またいくら施策を打っても、高齢者に自ら動いてもらうようにしなければ長続きしないので、その人の適正に沿ったプログラムを構築して実施することが必要だ。このような包括的なアプローチにより、高齢者の孤独死を予防し、尊厳ある老後の実現を目指すべきである。(740字)
例題3
【問題】学校現場におけるいじめ問題について、教育心理学および社会心理学の知見を用いて分析し、効果的な予防策を論じなさい。
(解答例)
いじめ問題は、バンデューラの社会的学習理論と集団心理学の観点から理解することができる。子どもは周囲の行動を観察し模倣することで学習するため、攻撃的な行動を目にした場合、それが正当化される環境では同様の行動を示す可能性が高まる。また、集団の中では個人の責任感が希薄化し、普段は行わない行動を取ってしまう「責任の分散」現象が生じやすい。さらに、ミルグラムの権威への服従実験で示されたように、権威者の存在や集団の圧力は個人の道徳的判断を歪める可能性がある。

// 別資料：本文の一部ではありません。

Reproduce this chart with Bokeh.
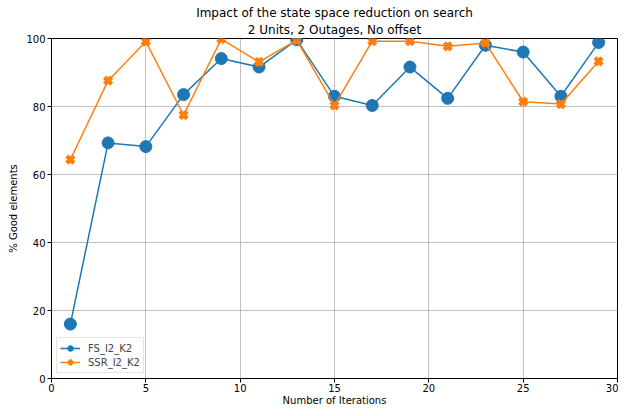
from bokeh.plotting import figure
from bokeh.embed import file_html
from bokeh.resources import INLINE
from bokeh.models import FixedTicker, Range1d, Title

iterations = [1, 3, 5, 7, 9, 11, 13, 15, 17, 19, 21, 23, 25, 27, 29]
fs_values = [16.0, 69.3, 68.2, 83.5, 94.1, 91.6, 99.6, 83.0, 80.3, 91.6, 82.4, 98.0, 96.0, 83.0, 98.8]
ssr_values = [64.4, 87.6, 99.1, 77.5, 99.8, 93.1, 99.5, 80.3, 99.2, 99.2, 97.7, 98.7, 81.4, 80.7, 93.3]
x_ticks = [0, 5, 10, 15, 20, 25, 30]
y_ticks = [0, 20, 40, 60, 80, 100]

FONT = "DejaVu Sans"

p = figure(width=618, height=408, output_backend="svg", toolbar_location=None,
           x_range=Range1d(0, 30), y_range=Range1d(0, 100),
           min_border_left=51, min_border_right=1, min_border_top=38, min_border_bottom=30)
p.title = None
p.add_layout(Title(text="2 Units, 2 Outages, No offset", align="center",
                   text_font=FONT, text_font_size="12px", text_font_style="normal",
                   text_color="black", standoff=3), "above")
p.add_layout(Title(text="Impact of the state space reduction on search", align="center",
                   text_font=FONT, text_font_size="12px", text_font_style="normal",
                   text_color="black", standoff=0), "above")

blue = "#1f77b4"
orange = "#ff7f0e"

p.line(iterations, fs_values, color=blue, line_width=1.5, legend_label="FS_I2_K2")
p.scatter(iterations, fs_values, marker="circle", size=12, fill_color=blue, line_color=blue,
          legend_label="FS_I2_K2")
p.line(iterations, ssr_values, color=orange, line_width=1.5, legend_label="SSR_I2_K2")
p.scatter(iterations, ssr_values, marker="x", size=10, line_color=orange, line_width=4.5,
          legend_label="SSR_I2_K2")

for ax in (p.xaxis[0], p.yaxis[0]):
    ax.major_tick_in = 0
    ax.major_tick_out = 4
    ax.minor_tick_line_color = None
    ax.major_label_standoff = 2
    ax.major_label_text_font = FONT
    ax.major_label_text_font_size = "10px"
    ax.major_label_text_color = "black"
    ax.axis_label_text_font = FONT
    ax.axis_label_text_font_size = "10px"
    ax.axis_label_text_font_style = "normal"
    ax.axis_label_text_color = "black"
    ax.axis_line_color = "black"
    ax.major_tick_line_color = "black"

p.xaxis.ticker = FixedTicker(ticks=x_ticks)
p.yaxis.ticker = FixedTicker(ticks=y_ticks)
p.xaxis.axis_label = "Number of Iterations"
p.yaxis.axis_label = "% Good elements"
p.xaxis.major_label_standoff = 1
p.xaxis.axis_label_standoff = 0
p.yaxis.axis_label_standoff = 4

p.xgrid.grid_line_color = "#b0b0b0"
p.ygrid.grid_line_color = "#b0b0b0"
p.xgrid.grid_line_width = 0.8
p.ygrid.grid_line_width = 0.8
p.outline_line_color = "black"
p.outline_line_width = 1

p.legend.location = "bottom_left"
p.legend.label_text_font = FONT
p.legend.label_text_font_size = "10px"
p.legend.border_line_color = "#cccccc"
p.legend.background_fill_alpha = 0.8
p.legend.glyph_width = 20
p.legend.glyph_height = 14
p.legend.label_height = 14
p.legend.label_standoff = 8
p.legend.spacing = 0
p.legend.padding = 3
p.legend.margin = 5

open("out.html", "w").write(file_html(p, INLINE))
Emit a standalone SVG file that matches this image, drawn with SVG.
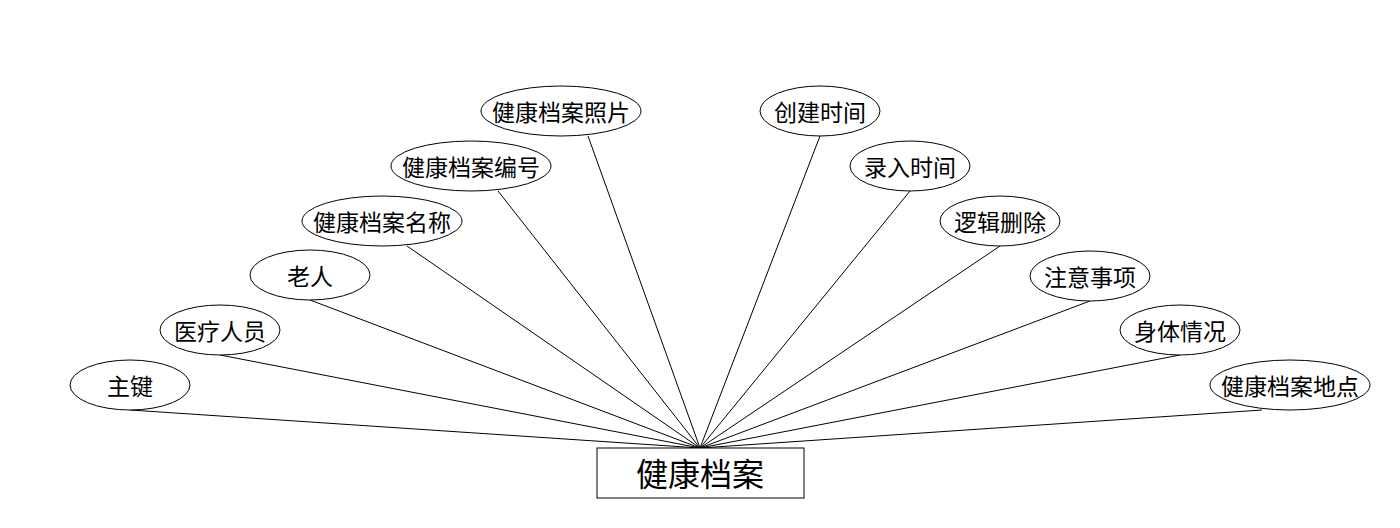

いじめの発生には、学級集団内の権力構造や同調圧力が大きく影響している。支配的な生徒が存在する環境では、他の生徒がその行動に同調し、いじめが集団現象として拡大する傾向がある。被害者となる生徒は、しばしば集団から逸脱した特徴を持つとみなされ、排斥の対象となりやすい。この現象は社会的アイデンティティ理論で説明される内集団優位性と外集団への偏見が学級レベルで現れたものと考えられる。加えて、傍観者効果により、いじめを目撃した生徒も積極的な介入を行わず、結果的にいじめの継続を許してしまう構造が生まれる。
この効果的な予防策として、まず学級全体の人間関係を改善する取り組みが必要である。協力的な学習活動や異なる特性を持つ生徒同士の交流機会を増やすことで、多様性への理解と受容の態度を育成できる。
また、教師は積極的な介入により、いじめを許さない学級風土を確立する必要がある。具体的には、明確なルール設定と一貫した指導により、攻撃的行動に対する社会的承認を排除することが重要である。早期発見のためのシステム構築と、被害者への適切な心理的支援も不可欠である。さらに、加害者に対しても単なる罰則ではなく、共感性を育む教育的介入を行い、根本的な行動変容を促すべきである。(750字)
上記を参考に、志望先の大学の過去問を入手して、実際に書く練習をしていきましょう。